During this period of growth, management made a concerted
effort to reduce fixed costs to a reasonable and sustainable level. While this
has contributed to the margin growth, the truth is that this business does not
have huge operating expenses so there is only so much expense cutting that can be
done. This means that with costs under control, it is incumbent upon management
to grow top-line revenue, i.e. find more meaningful licensing opportunities. To
this end, management has been able to grow the product base to include popular
franchises from names such as Disney, Marvel, Nickelodeon, DreamWorks, etc. While
this does pose a risk to the company (inability to generate new licensing opportunities
means no new revenue coming in), I believe the opportunity and potential for
Nocopi far outweigh the risks. Licensing and royalty revenue is cheap, it does
not carry significant costs and therefore the margins on this type of revenue
are huge. Focusing on licensing and royalty revenue while also maintain a
presence in the retail/security/authentication market is the way forward for Nocopi
and I’m glad to see management moving in this direction.
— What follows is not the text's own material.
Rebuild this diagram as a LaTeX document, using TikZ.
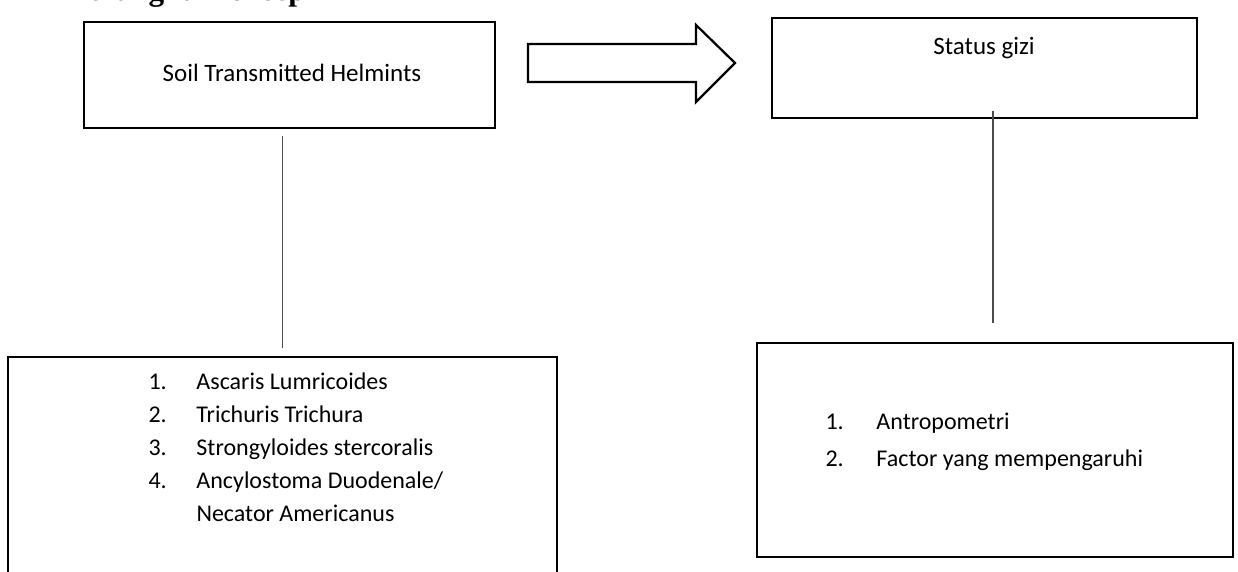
\documentclass[tikz,border=0pt]{standalone}
\usepackage{fontspec}
\setmainfont{Carlito}
\newfontfamily\headfont{Liberation Serif}
\usetikzlibrary{fit}

\begin{document}
\begin{tikzpicture}[x=0.4pt, y=-0.4pt,
      box/.style = {rectangle, draw, line width=0.9pt, inner sep=0pt},
      link/.style = {draw=black!70, line width=0.55pt},
      every node/.style = {font=\fontsize{9.6}{13.2}\selectfont}]
  \useasboundingbox (0,0) rectangle (1238,572);
  \clip (0,0) rectangle (1238,572);
  % heading, cut off at the top of the page
  \node[anchor=base west, inner sep=0pt,
        font=\headfont\bfseries\fontsize{12.5}{15}\selectfont] (judul) at (63,1) {Kerangka Konsep};
  % boxes
  \node[box, fit={(84,22) (495,128)}] (sth) {};
  \node[box, fit={(772,18) (1197,118)}] (gizi) {};
  \node[box, fit={(8,357) (557,620)}] (cacing) {};
  \node[box, fit={(757,343) (1233,557)}] (faktor) {};
  % texts
  \node[inner sep=0pt, font=\fontsize{10}{12}\selectfont] (tsth) at (292,73) {Soil Transmitted Helmints};
  \node[inner sep=0pt, font=\fontsize{10}{12}\selectfont] (tgizi) at (984,48) {Status gizi};
  \node[anchor=base west, inner sep=0pt] (tcacing) at (148,389)
    {\begin{tabular}[t]{@{}p{19.2pt}@{}l@{}}
      1. & Ascaris Lumricoides\\
      2. & Trichuris Trichura\\
      3. & Strongyloides stercoralis\\
      4. & Ancylostoma Duodenale/\\
         & Necator Americanus
    \end{tabular}};
  \node[anchor=base west, inner sep=0pt, font=\fontsize{9.6}{14.8}\selectfont] (tfaktor) at (825,429)
    {\begin{tabular}[t]{@{}p{20.4pt}@{}l@{}}
      1. & Antropometri\\
      2. & Factor yang mempengaruhi
    \end{tabular}};
  % block arrow
  \draw[line width=0.9pt] (528,44) -- (696,44) -- (696,25) -- (735,63)
    -- (696,102) -- (696,82) -- (528,82) -- cycle;
  % connectors
  \draw[link, shorten <=2.8pt, shorten >=3.2pt] (sth.south -| cacing.north) -- (cacing.north);
  \draw[link, shorten <=-3.2pt, shorten >=7.6pt] ([xshift=-0.8pt]gizi.south -| faktor.north) -- ([xshift=-0.8pt]faktor.north);
\end{tikzpicture}
\end{document}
Currently, the company is trading for $.065/share, giving it a market capitalization of $3.9MM. The company has seen its share price increase since releasing Q3 numbers in November 2019. At a project 2019 EPS of $.011/share, it is currently trading at a P/E of 6. As the company grows revenue and further solidifies its balance sheet, I think a price target in the $.12 – $.20 range is reasonable. Will it get there? I’m not sure. But I believe management is making the right moves regarding generating revenue and solidifying the balance sheet. I’d like to see them increase the number of licensing agreements and maybe even types of products that are offered. Spending a little more on R&D wouldn’t bother me, but overall I think they are headed in the right direction. I’m happy to be a shareholder and will be watching this company with a keen eye for the next few years.
Disclosure: It should be obvious but I am long Nocopi Technologies, Inc.